2 Dividends Anonymous December 9, 2008 at 11:22 pm

It’s your resident Dividend Addict scouring the web for relevant dividend articles!

Great site and even better article on dividends! I’ll feature it tomorrow for all the Dividend-a-holics on the DA site

Cheers,
DA.

3 Investment Basics: Learning and Applying the Fundamentals December 14, 2008 at 4:29 am

Hello,

This is a classic conundrum for which I hope I can shed light on.

There are 3 key reasons why you should “Cash Out”:

1) To take a Profit:

This is one of the most important rules of investing. You should take some profits while they are available! Until you sell the stock or cash-out on dividends, you will not have made a penny. Therefore, you should reap the benefits of your investment when it is presented to you. Think of it as an apple tree. When the apples are nice red and ripe you pick them for eating or for storing. If you don’t, then they may rot away, no longer being available. It’s the same thing with dividends.

2) For Diversification:

You should use the cash to Diversify into other investments.

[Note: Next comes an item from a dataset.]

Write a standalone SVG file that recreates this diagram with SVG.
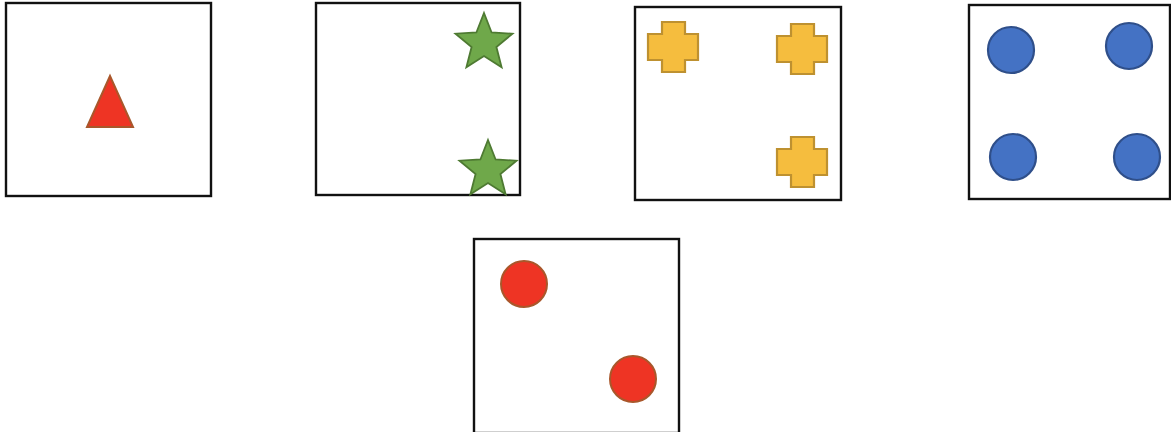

This way, if your stock that pays this dividend goes bad, then you won’t lose more money with it since you will have used the “earned” cash to buy something else.

You can even buy other dividend-paying stocks you want and continue with the same strategy; this way you would increase your overall portfolio of dividend-paying stocks while diversifying more. Be sure to diversify into different sectors (Oil, Consumer Staples, Financials, etc.)

3) For Tax reasons:

In most tax-jurisdictions, dividend payments are usually taxed at a much lower rate than other types of investment income (such as interest income or capital gains). So, this can save you even more money on your post-tax investment income.

Good Luck!

4 Tristan December 14, 2008 at 4:03 pm

I’m no genius, but it seems that the attitude to stocks is that you can only make money if they go up, what happens if (like now) the trend is downwards?

Rather than diversifying, as a means of managing the risk, could you not buy an options contract to sell your stock at a price that locks in your profit? If the dividend that you receive can pay for the contract, you have invested risk free, which is surely better than buying other stocks that you have no guarantee will not bomb also.

5 TStrump December 15, 2008 at 6:35 pm

My RRSP is with CIBC and they don’t give me the choice – I have to reinvest.
Keep in mind, I’m not self-directed yet … I assume, once I’ve completely set this up, I’ll have the choice?

6 Bill February 18, 2009 at 11:42 pm

The waterfall drop in almost all assets classes proves that dividends be taken in cash and reinvested in safe investments. That way you systemically sell stocks regularly. So when the inevitable selling hits everyone’s portfolio, you have a stash untouched and you don’t have to guess when the selling will stick.
I started this approach in 2005. So I still have dry powder.